In conclusion, I hope Obama will remember that during the past four years, he has introduced Iran as the biggest sponsor of terrorism in the world because of Tehran’s support for such resistance groups as the Lebanese Hezbollah and the Palestinian Hamas movement. He has spared no effort to make the United States’ European and Asian allies accept this idea. The reality of what has happened in past years, however, shows that these groups have only taken steps to defend their territories and the lives of their people only when their territories were attacked and invaded by Israel. Also, let’s not forget that Israel has had – and will continue to have – the worst record in the contemporary history in terms of occupying other countries’ lands and also holds a record in terms of the resolutions that the United Nations has issued to condemn Tel Aviv for human rights violations. On the other hand, Salafi groups and members of al-Qaeda are currently active in terrorist operations in Afghanistan, Syria, Iraq and even the United States while Washington continues to support countries that are openly supporting such groups. Do Al-Qaeda and Salafis stand for real terrorism, or Hezbollah and Hamas? Apart from propaganda claims by Israel against Hezbollah and Hamas, how many real terrorist operations have been actually recorded to have been carried out by these liberation movements in the past years? Can the same be possibly said about Salafis and Al-Qaeda?
At any rate, under the pretext of the continuation of diplomatic efforts, the Iranian people are under such heavy sanctions which have had no precedence under any of the former US presidents.
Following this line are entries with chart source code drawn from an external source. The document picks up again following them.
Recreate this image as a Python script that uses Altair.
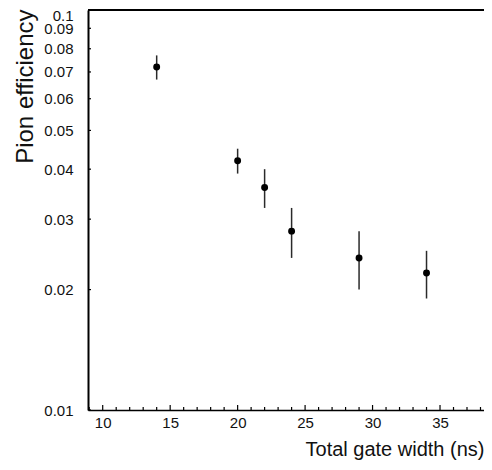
import altair as alt
import pandas as pd

# data
gate_width = [14, 20, 22, 24, 29, 34]
efficiency = [0.072, 0.042, 0.036, 0.028, 0.024, 0.022]
eff_low = [0.067, 0.039, 0.032, 0.024, 0.020, 0.019]
eff_high = [0.077, 0.045, 0.040, 0.032, 0.028, 0.025]

x_major = [10, 15, 20, 25, 30, 35]
x_minor = [9, 11, 12, 13, 14, 16, 17, 18, 19, 21, 22, 23, 24, 26, 27, 28, 29,
           31, 32, 33, 34, 36, 37, 38]
y_ticks = [0.01, 0.02, 0.03, 0.04, 0.05, 0.06, 0.07, 0.08, 0.09, 0.1]

W, H = 396, 400
FONT = "Liberation Sans"

df = pd.DataFrame({"w": gate_width, "eff": efficiency, "lo": eff_low, "hi": eff_high})
df_major = pd.DataFrame({"t": x_major})
df_minor = pd.DataFrame({"t": x_minor})
df_yt = pd.DataFrame({"v": y_ticks})

xs = alt.Scale(domain=[8.91, 38.26], nice=False, zero=False)
ys = alt.Scale(type="log", domain=[0.01, 0.1], nice=False)

x_axis = alt.Axis(
    values=x_major, format="d", ticks=False, tickSize=0, grid=False,
    domainColor="black", domainWidth=1.5,
    labelFont=FONT, labelFontSize=15, labelColor="#111111", labelPadding=5,
    labelFlush=False, labelBaseline="top",
    title="Total gate width (ns)", titleFont=FONT, titleFontSize=20,
    titleFontWeight="normal", titleColor="#111111", titleAnchor="end",
    titleAlign="right", titleX=W, titleY=45, titleBaseline="alphabetic",
)
y_axis = alt.Axis(
    values=y_ticks, format=".2~f", ticks=False, tickSize=0, grid=False,
    domainColor="black", domainWidth=2,
    labelFont=FONT, labelFontSize=15, labelColor="#111111", labelPadding=15,
    labelFlush=False, labelOverlap=False,
    labelBaseline={"condition": {"test": "datum.value >= 0.099", "value": "top"},
                   "value": "middle"},
    labelOffset={"condition": {"test": "datum.value >= 0.099", "value": -2},
                 "value": 0},
    title="Pion efficiency", titleFont=FONT, titleFontSize=24,
    titleFontWeight="normal", titleColor="#111111", titleAnchor="end",
    titleAlign="right", titleAngle=270, titleX=-56, titleY=-1,
    titleBaseline="alphabetic",
)

errbars = alt.Chart(df).mark_rule(color="#2a2a2a", strokeWidth=1.5).encode(
    x=alt.X("w:Q", scale=xs, axis=x_axis),
    y=alt.Y("lo:Q", scale=ys, axis=y_axis),
    y2="hi:Q",
)
points = alt.Chart(df).mark_circle(size=48, color="black", opacity=1).encode(
    x=alt.X("w:Q", scale=xs, axis=x_axis),
    y=alt.Y("eff:Q", scale=ys, axis=y_axis),
)
major_ticks = alt.Chart(df_major).mark_rule(color="black", strokeWidth=1.2).encode(
    x=alt.X("t:Q", scale=xs, axis=x_axis),
    y=alt.value(H),
    y2=alt.value(H - 5),
)
minor_ticks = alt.Chart(df_minor).mark_rule(color="black", strokeWidth=1.2).encode(
    x=alt.X("t:Q", scale=xs, axis=x_axis),
    y=alt.value(H),
    y2=alt.value(H - 3),
)
y_tick_marks = alt.Chart(df_yt).mark_rule(color="black", strokeWidth=1.2).encode(
    y=alt.Y("v:Q", scale=ys, axis=y_axis),
    x=alt.value(0),
    x2=alt.value(3),
)
top_line = alt.Chart(df_major).mark_rule(color="black", strokeWidth=1.5).encode(
    x=alt.value(0), x2=alt.value(W), y=alt.value(0)
)

chart = alt.layer(
    top_line, major_ticks, minor_ticks, y_tick_marks, errbars, points
).properties(
    width=W, height=H,
    padding={"left": 80, "top": 2, "right": 0, "bottom": 50},
    autosize=alt.AutoSizeParams(type="none"),
).configure_view(stroke=None)

chart.save("out.html", embed_options={"renderer": "svg", "actions": False})
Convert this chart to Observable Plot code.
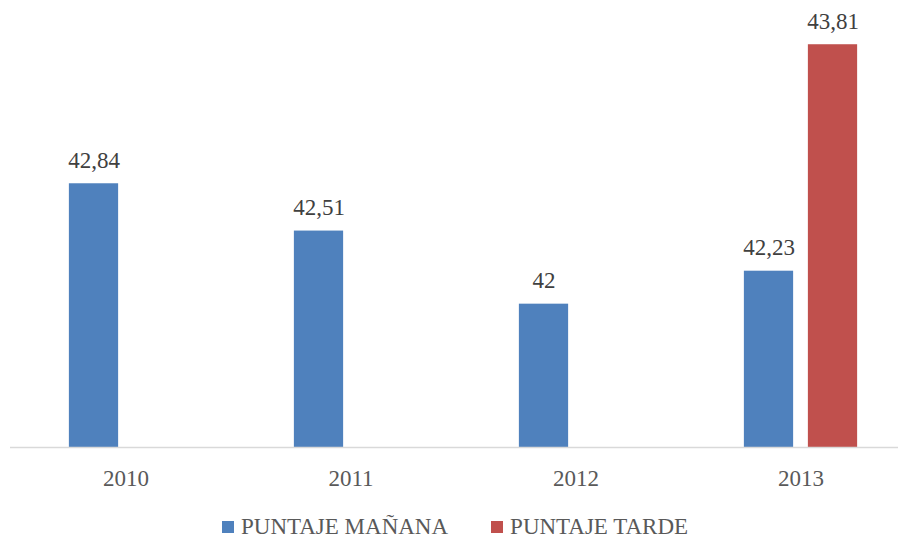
<!DOCTYPE html>
<html>
<head>
<meta charset="utf-8">
<script src="https://cdn.jsdelivr.net/npm/d3@7"></script>
<script src="https://cdn.jsdelivr.net/npm/@observablehq/plot@0.6"></script>
<style>
  html, body { margin: 0; padding: 0; background: #fff; }
  #chart { width: 898px; height: 539px; position: relative; font-family: "Liberation Serif", "Times New Roman", serif; }
  #chart svg text { font-family: "Liberation Serif", "Times New Roman", serif !important; }
  .legend { position: absolute; left: 222px; top: 513px; display: flex; align-items: center; font-size: 23px; line-height: 28px; color: #595959; white-space: nowrap; }
  .legend .item { display: flex; align-items: center; margin-right: 43px; }
  .legend .sw { width: 12px; height: 12px; margin-right: 7px; }
</style>
</head>
<body>
<div id="chart"></div>
<script>
const years = ["2010", "2011", "2012", "2013"];
const series = ["PUNTAJE MAÑANA", "PUNTAJE TARDE"];
const manana = [42.84, 42.51, 42, 42.23];
const tarde = [null, null, null, 43.81];
const colors = ["#4F81BD", "#C0504D"];

const dataM = years.map((y, i) => ({year: y, value: manana[i]})).filter(d => d.value != null);
const dataT = years.map((y, i) => ({year: y, value: tarde[i]})).filter(d => d.value != null);
const fmt = v => String(v).replace(".", ",");
const serif = "Liberation Serif";

const half = 225.75 / 2;
const plot = Plot.plot({
  width: 898,
  height: 505,
  marginLeft: 10,
  marginRight: 0,
  marginTop: 17,
  marginBottom: 58,
  style: {fontFamily: serif, fontSize: "23px", color: "#595959", background: "#fff"},
  x: {domain: years, range: [11, 914], padding: 0, tickSize: 0, tickPadding: 22, label: null},
  y: {domain: [41, 44], axis: null},
  marks: [
    Plot.barY(dataM, {x: "year", y1: 41, y2: "value", fill: colors[0], insetLeft: half - 57, insetRight: half + 7}),
    Plot.barY(dataT, {x: "year", y1: 41, y2: "value", fill: colors[1], insetLeft: half + 7, insetRight: half - 57}),
    Plot.ruleY([41], {stroke: "#D9D9D9", strokeWidth: 1.5}),
    Plot.text(dataM, {x: "year", y: "value", text: d => fmt(d.value), dx: -32, dy: -16, lineAnchor: "bottom", fontSize: 23, fontFamily: serif, fill: "#404040"}),
    Plot.text(dataT, {x: "year", y: "value", text: d => fmt(d.value), dx: 32, dy: -16, lineAnchor: "bottom", fontSize: 23, fontFamily: serif, fill: "#404040"})
  ]
});
const root = document.getElementById("chart");
root.appendChild(plot);
const legend = document.createElement("div");
legend.className = "legend";
series.forEach((s, i) => {
  const it = document.createElement("div");
  it.className = "item";
  const sw = document.createElement("div");
  sw.className = "sw";
  sw.style.background = colors[i];
  const t = document.createElement("span");
  t.textContent = s;
  it.appendChild(sw); it.appendChild(t);
  legend.appendChild(it);
});
root.appendChild(legend);
</script>
</body>
</html>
Perhaps, it made no difference to us, Iranians, whether Obama became the president or Romney; in any case, it seems that there is no more left to be made subject to further sanctions! However, if Obama could remember what viewpoint he had set forth for Iran and the Middle East and what policies he has actually implemented in practice, perhaps he would consider we, the people of the Middle East, entitled to reach the conclusion that he has not been honest in his foreign policy as he has rapidly changed his promises and positions with any development in the region. I wish we could make a fourth wish for the US president and could have faith and hope that it would finally come true: “Evolution of a balanced and logical change in Obama’s policies toward the Middle East during the next four years, especially with regard to Iran, which would include good understanding of Iran’s viewpoints as well as its political and security concerns.”